**WORK REQUIRED:** Quote only the part that opens with the line containing "Output the component" and closes with the line containing "Chart.register(...registerables);". Keep both of those lines.

**THE RECORDS:**
==========

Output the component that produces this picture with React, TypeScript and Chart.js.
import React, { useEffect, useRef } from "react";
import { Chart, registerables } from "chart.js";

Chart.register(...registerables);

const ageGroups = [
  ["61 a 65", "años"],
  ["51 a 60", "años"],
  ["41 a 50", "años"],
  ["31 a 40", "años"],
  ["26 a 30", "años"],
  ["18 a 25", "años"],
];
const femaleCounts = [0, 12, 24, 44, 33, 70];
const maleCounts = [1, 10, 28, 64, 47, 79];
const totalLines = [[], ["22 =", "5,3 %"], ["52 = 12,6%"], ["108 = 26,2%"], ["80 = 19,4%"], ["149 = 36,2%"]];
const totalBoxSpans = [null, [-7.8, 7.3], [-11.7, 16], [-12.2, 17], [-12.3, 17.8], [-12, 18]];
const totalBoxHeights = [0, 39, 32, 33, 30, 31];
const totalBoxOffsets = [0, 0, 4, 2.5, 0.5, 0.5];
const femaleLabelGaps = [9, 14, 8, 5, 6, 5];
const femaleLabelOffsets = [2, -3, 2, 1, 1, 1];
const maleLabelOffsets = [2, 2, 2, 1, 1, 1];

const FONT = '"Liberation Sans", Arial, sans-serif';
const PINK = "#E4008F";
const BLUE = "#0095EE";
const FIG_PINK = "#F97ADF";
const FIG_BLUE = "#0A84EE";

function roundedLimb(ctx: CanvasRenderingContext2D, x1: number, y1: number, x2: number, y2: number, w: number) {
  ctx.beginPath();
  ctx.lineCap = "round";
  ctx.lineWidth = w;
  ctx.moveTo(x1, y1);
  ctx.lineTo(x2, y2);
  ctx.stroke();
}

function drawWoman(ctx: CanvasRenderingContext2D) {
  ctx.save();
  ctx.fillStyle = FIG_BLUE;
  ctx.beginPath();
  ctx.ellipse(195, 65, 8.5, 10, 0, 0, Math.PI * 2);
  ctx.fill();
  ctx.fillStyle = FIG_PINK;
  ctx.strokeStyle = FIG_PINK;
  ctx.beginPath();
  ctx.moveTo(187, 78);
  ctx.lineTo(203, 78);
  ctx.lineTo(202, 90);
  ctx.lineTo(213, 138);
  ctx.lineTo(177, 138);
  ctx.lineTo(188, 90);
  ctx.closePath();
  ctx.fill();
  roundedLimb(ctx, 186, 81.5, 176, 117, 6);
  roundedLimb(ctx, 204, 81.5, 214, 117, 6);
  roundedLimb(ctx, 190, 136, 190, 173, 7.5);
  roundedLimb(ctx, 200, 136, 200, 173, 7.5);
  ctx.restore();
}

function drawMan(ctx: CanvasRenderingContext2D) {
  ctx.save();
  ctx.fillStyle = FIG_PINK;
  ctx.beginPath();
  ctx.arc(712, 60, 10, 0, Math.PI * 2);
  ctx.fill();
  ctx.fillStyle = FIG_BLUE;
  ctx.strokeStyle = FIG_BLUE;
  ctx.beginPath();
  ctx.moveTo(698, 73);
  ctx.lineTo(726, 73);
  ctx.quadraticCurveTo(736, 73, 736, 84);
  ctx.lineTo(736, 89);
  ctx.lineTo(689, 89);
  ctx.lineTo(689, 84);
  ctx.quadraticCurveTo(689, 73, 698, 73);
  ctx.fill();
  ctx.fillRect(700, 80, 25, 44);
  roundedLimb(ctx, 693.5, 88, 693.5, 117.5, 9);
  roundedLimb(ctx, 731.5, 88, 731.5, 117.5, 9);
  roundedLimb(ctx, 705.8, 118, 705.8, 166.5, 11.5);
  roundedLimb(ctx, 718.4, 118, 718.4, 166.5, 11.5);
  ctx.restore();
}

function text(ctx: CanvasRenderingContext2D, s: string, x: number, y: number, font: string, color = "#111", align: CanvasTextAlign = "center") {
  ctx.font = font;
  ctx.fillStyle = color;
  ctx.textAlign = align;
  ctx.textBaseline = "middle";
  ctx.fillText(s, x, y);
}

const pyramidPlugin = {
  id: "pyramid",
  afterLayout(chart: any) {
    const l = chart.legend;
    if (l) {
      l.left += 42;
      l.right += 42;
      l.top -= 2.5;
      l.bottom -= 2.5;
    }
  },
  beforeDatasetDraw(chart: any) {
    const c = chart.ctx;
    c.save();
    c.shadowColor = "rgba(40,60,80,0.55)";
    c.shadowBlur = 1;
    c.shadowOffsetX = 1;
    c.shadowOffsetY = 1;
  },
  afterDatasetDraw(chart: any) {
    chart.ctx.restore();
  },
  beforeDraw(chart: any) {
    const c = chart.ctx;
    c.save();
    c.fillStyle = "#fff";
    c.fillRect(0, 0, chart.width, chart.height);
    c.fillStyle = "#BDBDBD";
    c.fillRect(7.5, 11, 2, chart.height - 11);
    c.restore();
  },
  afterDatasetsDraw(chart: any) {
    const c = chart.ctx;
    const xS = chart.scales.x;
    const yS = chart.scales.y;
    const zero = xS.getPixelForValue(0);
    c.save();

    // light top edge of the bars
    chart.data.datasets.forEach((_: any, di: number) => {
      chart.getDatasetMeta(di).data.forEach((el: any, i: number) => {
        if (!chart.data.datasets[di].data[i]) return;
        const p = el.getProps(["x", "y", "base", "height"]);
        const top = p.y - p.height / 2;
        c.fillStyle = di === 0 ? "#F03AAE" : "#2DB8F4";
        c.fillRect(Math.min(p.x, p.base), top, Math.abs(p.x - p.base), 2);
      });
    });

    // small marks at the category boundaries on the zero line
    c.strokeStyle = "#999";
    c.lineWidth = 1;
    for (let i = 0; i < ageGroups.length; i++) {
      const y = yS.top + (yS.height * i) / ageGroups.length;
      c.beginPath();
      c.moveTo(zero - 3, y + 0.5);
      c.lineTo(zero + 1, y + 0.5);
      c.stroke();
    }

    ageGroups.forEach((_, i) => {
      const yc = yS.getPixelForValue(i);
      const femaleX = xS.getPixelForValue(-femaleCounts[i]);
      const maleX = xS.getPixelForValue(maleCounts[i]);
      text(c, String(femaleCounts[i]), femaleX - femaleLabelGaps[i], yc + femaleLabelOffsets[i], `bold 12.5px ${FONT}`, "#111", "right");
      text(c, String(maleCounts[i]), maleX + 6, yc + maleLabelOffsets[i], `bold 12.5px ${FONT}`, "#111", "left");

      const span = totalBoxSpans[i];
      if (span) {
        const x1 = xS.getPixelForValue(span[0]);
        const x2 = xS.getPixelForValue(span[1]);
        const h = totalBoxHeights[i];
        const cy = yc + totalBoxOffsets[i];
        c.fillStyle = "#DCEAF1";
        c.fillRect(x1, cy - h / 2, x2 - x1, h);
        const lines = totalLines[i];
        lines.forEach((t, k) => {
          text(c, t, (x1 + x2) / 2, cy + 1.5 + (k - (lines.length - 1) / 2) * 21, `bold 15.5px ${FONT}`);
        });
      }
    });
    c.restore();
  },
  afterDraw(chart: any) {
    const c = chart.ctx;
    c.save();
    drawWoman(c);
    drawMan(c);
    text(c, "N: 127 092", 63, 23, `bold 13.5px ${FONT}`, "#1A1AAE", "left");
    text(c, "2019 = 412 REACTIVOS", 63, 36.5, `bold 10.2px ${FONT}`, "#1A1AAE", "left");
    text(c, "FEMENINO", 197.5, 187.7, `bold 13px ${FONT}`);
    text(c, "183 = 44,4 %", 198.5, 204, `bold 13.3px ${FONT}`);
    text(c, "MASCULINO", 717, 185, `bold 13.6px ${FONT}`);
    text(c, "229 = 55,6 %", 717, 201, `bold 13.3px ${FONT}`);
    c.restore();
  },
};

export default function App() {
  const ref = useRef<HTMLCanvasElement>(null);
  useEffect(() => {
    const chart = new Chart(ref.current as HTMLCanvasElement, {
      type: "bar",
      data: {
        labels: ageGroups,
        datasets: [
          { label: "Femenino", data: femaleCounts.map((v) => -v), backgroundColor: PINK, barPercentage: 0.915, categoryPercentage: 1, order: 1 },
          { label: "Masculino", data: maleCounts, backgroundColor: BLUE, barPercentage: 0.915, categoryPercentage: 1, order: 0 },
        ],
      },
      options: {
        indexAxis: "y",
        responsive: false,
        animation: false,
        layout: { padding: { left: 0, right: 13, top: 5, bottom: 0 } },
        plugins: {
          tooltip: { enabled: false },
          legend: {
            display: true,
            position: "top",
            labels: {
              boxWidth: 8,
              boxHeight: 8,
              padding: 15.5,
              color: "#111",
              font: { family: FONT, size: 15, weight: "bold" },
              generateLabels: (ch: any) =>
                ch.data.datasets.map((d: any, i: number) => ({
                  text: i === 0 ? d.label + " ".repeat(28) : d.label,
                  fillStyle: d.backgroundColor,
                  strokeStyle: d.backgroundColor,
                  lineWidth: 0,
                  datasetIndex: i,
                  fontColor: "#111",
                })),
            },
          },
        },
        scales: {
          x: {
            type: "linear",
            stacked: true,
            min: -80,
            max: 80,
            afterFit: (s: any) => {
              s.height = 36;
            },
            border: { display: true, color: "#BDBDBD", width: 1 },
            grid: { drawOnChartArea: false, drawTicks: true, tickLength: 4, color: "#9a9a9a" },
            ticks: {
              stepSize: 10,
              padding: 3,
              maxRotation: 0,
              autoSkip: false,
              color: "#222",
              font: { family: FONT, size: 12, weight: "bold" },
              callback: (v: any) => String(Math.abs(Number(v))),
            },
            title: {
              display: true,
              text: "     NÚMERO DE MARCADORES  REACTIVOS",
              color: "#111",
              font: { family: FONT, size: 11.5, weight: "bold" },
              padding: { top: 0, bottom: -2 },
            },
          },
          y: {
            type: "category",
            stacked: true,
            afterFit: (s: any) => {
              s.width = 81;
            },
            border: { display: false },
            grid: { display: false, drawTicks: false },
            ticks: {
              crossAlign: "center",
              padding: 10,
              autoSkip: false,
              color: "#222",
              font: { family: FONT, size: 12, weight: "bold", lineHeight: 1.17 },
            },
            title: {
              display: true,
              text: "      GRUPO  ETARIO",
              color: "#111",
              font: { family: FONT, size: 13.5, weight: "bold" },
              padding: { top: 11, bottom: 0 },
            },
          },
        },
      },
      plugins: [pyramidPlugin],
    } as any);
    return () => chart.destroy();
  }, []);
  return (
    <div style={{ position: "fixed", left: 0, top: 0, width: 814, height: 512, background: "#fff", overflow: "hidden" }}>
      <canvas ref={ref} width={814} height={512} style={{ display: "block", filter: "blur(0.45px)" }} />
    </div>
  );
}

==========

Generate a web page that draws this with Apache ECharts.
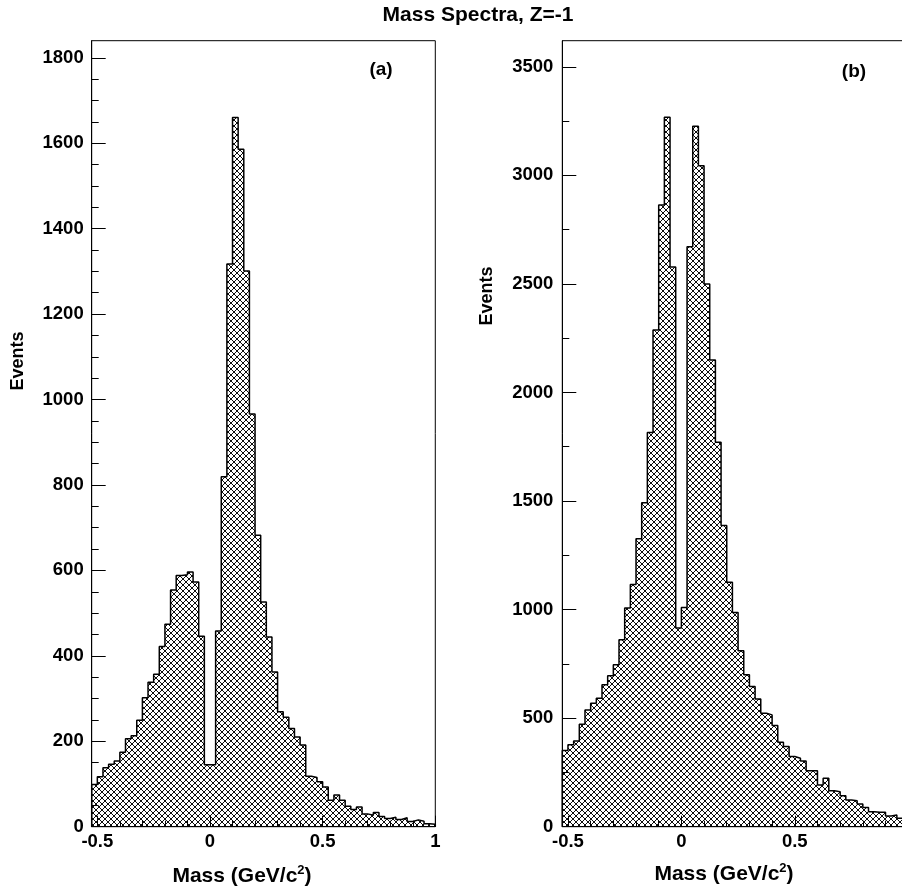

==========

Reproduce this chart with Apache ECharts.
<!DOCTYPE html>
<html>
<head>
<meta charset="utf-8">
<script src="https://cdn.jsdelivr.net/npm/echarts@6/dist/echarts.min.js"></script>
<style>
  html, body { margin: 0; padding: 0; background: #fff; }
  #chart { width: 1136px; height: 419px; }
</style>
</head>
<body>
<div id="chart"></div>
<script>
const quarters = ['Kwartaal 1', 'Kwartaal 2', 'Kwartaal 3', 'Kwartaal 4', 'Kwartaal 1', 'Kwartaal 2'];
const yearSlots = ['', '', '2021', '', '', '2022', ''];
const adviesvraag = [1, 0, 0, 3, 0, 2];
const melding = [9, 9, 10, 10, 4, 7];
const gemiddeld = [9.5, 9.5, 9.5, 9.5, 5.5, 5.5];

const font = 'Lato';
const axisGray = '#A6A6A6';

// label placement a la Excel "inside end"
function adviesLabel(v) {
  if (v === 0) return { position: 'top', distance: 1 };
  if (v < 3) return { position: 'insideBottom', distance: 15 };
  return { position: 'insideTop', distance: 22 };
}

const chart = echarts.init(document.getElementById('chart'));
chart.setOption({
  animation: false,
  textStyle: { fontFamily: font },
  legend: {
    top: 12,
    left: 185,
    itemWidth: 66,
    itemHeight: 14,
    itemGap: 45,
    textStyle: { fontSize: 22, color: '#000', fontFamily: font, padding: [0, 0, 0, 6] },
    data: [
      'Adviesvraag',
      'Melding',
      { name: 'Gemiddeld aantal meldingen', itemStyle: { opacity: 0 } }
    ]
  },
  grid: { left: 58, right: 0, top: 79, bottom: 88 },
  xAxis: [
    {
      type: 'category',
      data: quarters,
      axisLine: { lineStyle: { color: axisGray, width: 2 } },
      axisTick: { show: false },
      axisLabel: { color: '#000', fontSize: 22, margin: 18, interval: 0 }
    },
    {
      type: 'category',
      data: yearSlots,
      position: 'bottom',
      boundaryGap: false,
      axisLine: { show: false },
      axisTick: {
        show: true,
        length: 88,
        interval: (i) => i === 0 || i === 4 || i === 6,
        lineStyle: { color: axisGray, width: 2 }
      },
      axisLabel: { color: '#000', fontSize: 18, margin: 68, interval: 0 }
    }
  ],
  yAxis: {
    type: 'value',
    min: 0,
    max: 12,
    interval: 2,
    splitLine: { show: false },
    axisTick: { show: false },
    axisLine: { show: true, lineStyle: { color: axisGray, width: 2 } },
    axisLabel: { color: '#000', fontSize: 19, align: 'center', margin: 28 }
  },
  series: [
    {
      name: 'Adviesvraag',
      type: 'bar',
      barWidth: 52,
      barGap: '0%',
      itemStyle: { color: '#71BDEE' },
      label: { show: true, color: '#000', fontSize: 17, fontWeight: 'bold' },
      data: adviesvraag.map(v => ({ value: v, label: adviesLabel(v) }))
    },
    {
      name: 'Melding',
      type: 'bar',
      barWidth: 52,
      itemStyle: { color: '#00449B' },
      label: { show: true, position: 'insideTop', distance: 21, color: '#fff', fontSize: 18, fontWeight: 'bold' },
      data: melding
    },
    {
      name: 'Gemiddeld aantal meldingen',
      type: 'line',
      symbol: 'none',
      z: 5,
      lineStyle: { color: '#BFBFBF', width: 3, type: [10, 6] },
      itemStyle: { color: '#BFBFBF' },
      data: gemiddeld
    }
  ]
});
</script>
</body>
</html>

==========

**EXERCISE RESPONSE:**
Output the component that produces this picture with React, TypeScript and Chart.js.
import React, { useEffect, useRef } from "react";
import { Chart, registerables } from "chart.js";

Chart.register(...registerables);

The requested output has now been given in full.